E William Friedkin? Tendo essa realização no currículo, será que tinha razão em seus surtos explosivos de perfeccionismo ególatra? Difícil dizer. Sobre uma maldição que poderia ter vitimado sua carreira, se havia, não foi exclusividade sua e nem culpa do Capeta, pois o destino dele foi o mesmo de outros cineastas de sua geração. Sua queda aconteceu em seu filme seguinte, a refilmagem de Sorcerer (O Comboio do Medo no Brasil), originalmente dirigido por Henri Georges-Clouzot em 1953. Se aventurando com a equipe na selva sul-americana, disposto a fazer mais um filme extremo com atores no limite das capacidades, o diretor finalmente conheceu o inferno em termos de logística, como Coppola em Apocalypse Now, dois anos depois. Lançado em 1977, próximo ao Star Wars original, O Comboio do Medo não teve chances e foi um fracasso desastroso, entrando para a história como um dos filmes que ajudou a sepultar a “Nova Hollywood “ e encerrar a era de autonomia dos cineastas frente aos estúdios. De forma irregular, Friedkin ainda faria bons filmes entre as décadas de 1980 e 90, mas nada especialmente marcante se comparado a Operação França ou O Exorcista. Mais recentemente, com Possuídos*, de 2006, e Killer Joe, de 2011, o cineasta, hoje beirando os oitenta anos, voltou a chamar atenção, mas já falou sobre as dificuldades que enfrenta para viabilizar seus projetos para as telonas. Para que aborrecer-se, então? Aposto que alguma HBO da vida adoraria contrata-lo para qualquer coisa…

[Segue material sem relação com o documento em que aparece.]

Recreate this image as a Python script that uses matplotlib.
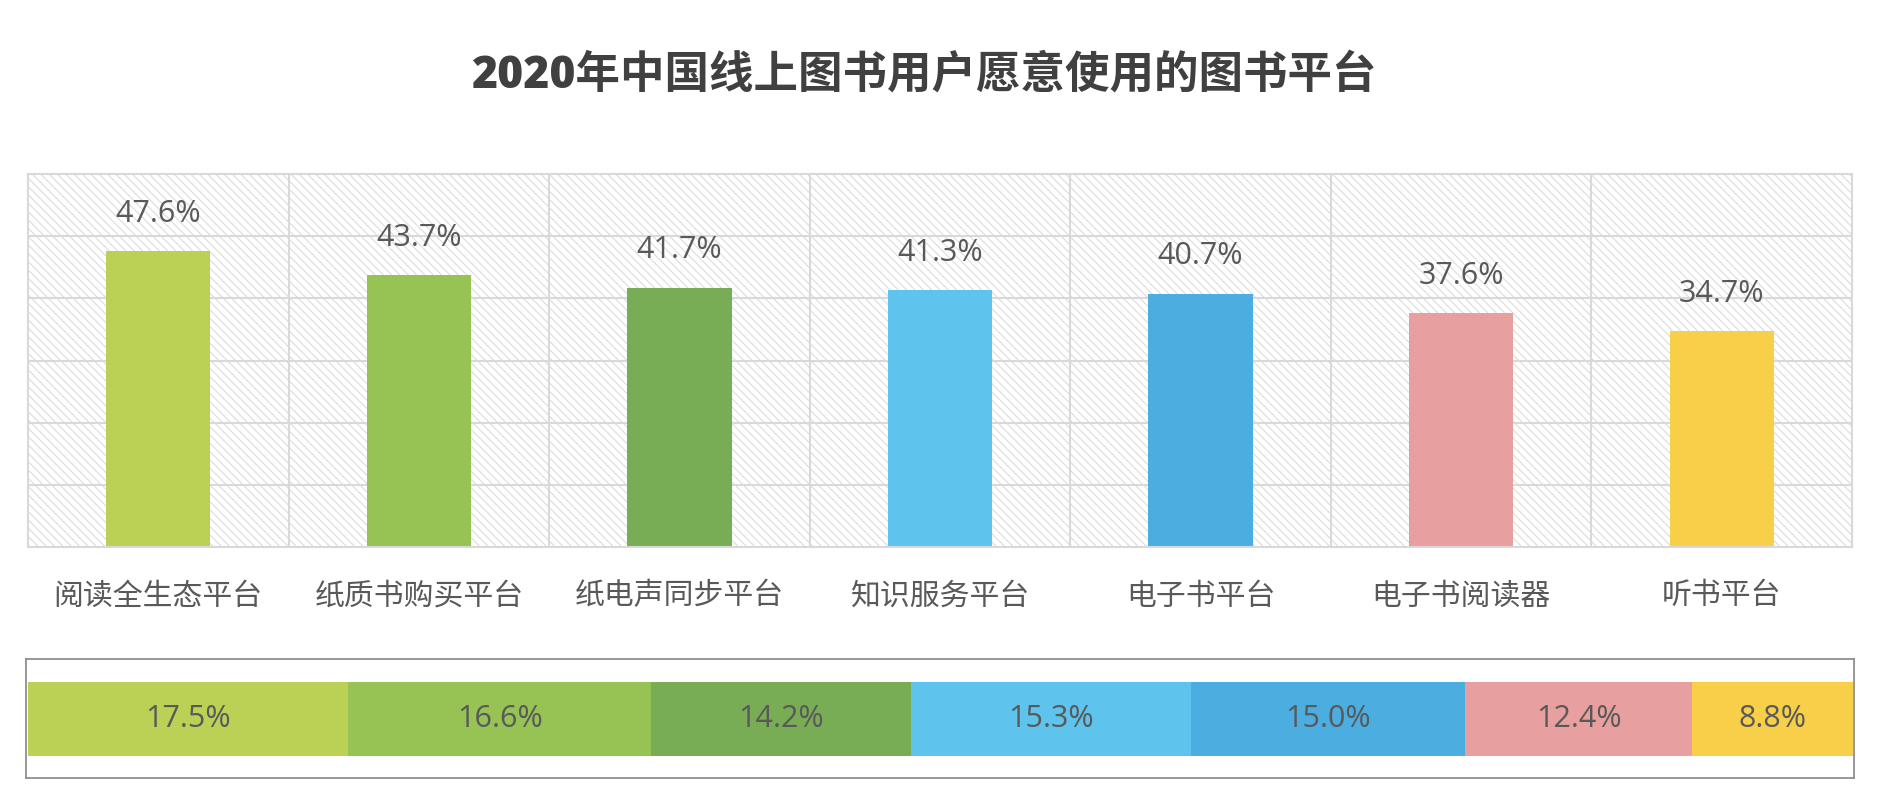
import matplotlib
matplotlib.use("Agg")
import matplotlib.pyplot as plt
from matplotlib.patches import Rectangle
import numpy as np

plt.rcParams["font.family"] = ["Open Sans", "Noto Sans CJK SC", "DejaVu Sans"]
plt.rcParams["hatch.linewidth"] = 0.8

title = "2020年中国线上图书用户愿意使用的图书平台"
categories = ["阅读全生态平台", "纸质书购买平台", "纸电声同步平台", "知识服务平台",
              "电子书平台", "电子书阅读器", "听书平台"]
willing = [47.6, 43.7, 41.7, 41.3, 40.7, 37.6, 34.7]
share = [17.5, 16.6, 14.2, 15.3, 15.0, 12.4, 8.8]
colors = ["#bbd155", "#97c355", "#78ad55", "#5ec4ee", "#4badE0", "#e89f9f", "#f7cf48"]

TEXT = "#595959"
GRID = "#d9d9d9"

fig = plt.figure(figsize=(18.8, 8.08), dpi=100)

# top chart
ax = fig.add_axes([28 / 1880, 1 - 547 / 808, 1824 / 1880, 373 / 808])
x = np.arange(len(categories))
ax.set_xlim(-0.5, len(categories) - 0.5)
ax.set_ylim(0, 60)
# hatched background
ax.add_patch(Rectangle((0, 0), 1, 1, transform=ax.transAxes, facecolor="white",
                       edgecolor="#dcdcdc", linewidth=0, hatch="\\\\\\\\", zorder=0))
for yv in np.arange(10, 60, 10):
    ax.axhline(yv, color=GRID, lw=1.5, zorder=1)
for xv in np.arange(0.5, len(categories) - 0.5, 1):
    ax.axvline(xv, color=GRID, lw=1.5, zorder=1)
for s in ax.spines.values():
    s.set_color(GRID)
    s.set_linewidth(1.5)

ax.bar(x, willing, width=0.4, color=colors, zorder=2)
for xi, v in zip(x, willing):
    ax.annotate(f"{v}%", (xi, v), xytext=(0, 27), textcoords="offset points",
                ha="center", va="center", fontsize=22, color=TEXT)

for xi, name in zip(x, categories):
    ax.annotate(name, (xi, 0), xycoords=("data", "axes fraction"), xytext=(0, -36),
                textcoords="offset points", ha="center", va="center",
                fontsize=21.5, color=TEXT)
ax.set_xticks([])
ax.set_yticks([])

# bottom stacked bar
ax2 = fig.add_axes([26 / 1880, 1 - 778 / 808, 1828 / 1880, 119 / 808])
total = sum(share)
ax2.set_xlim(-0.1, total + 0.05)
ax2.set_ylim(0, 1)
left = 0
for v, c in zip(share, colors):
    ax2.barh(0.496, v, left=left, height=0.622, color=c, zorder=2)
    ax2.text(left + v / 2, 0.496, f"{v}%", ha="center", va="center",
             fontsize=22, color=TEXT, zorder=3)
    left += v
for s in ax2.spines.values():
    s.set_color("#8f8f8f")
    s.set_linewidth(1.3)
ax2.set_xticks([])
ax2.set_yticks([])

fig.text(925 / 1880, 1 - 76 / 808, title, ha="center", va="center",
         fontsize=32, fontweight="heavy", color="#404040")

fig.savefig("out.png", dpi=100)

*Apesar do título brasileiro fazer essa alusão oportunista à temática de O Exorcista, ele não poderia ser mais inadequado. O nome original do filme é “Bug”.
As fontes para as três partes do texto foram o artigo “O Exorcista”, marco do horror, faz 40 anos, de André Barcinski e o livro Como a Geração Sexo, Drogas e Rock’n’roll Salvou Hollywood, de Peter Biskind.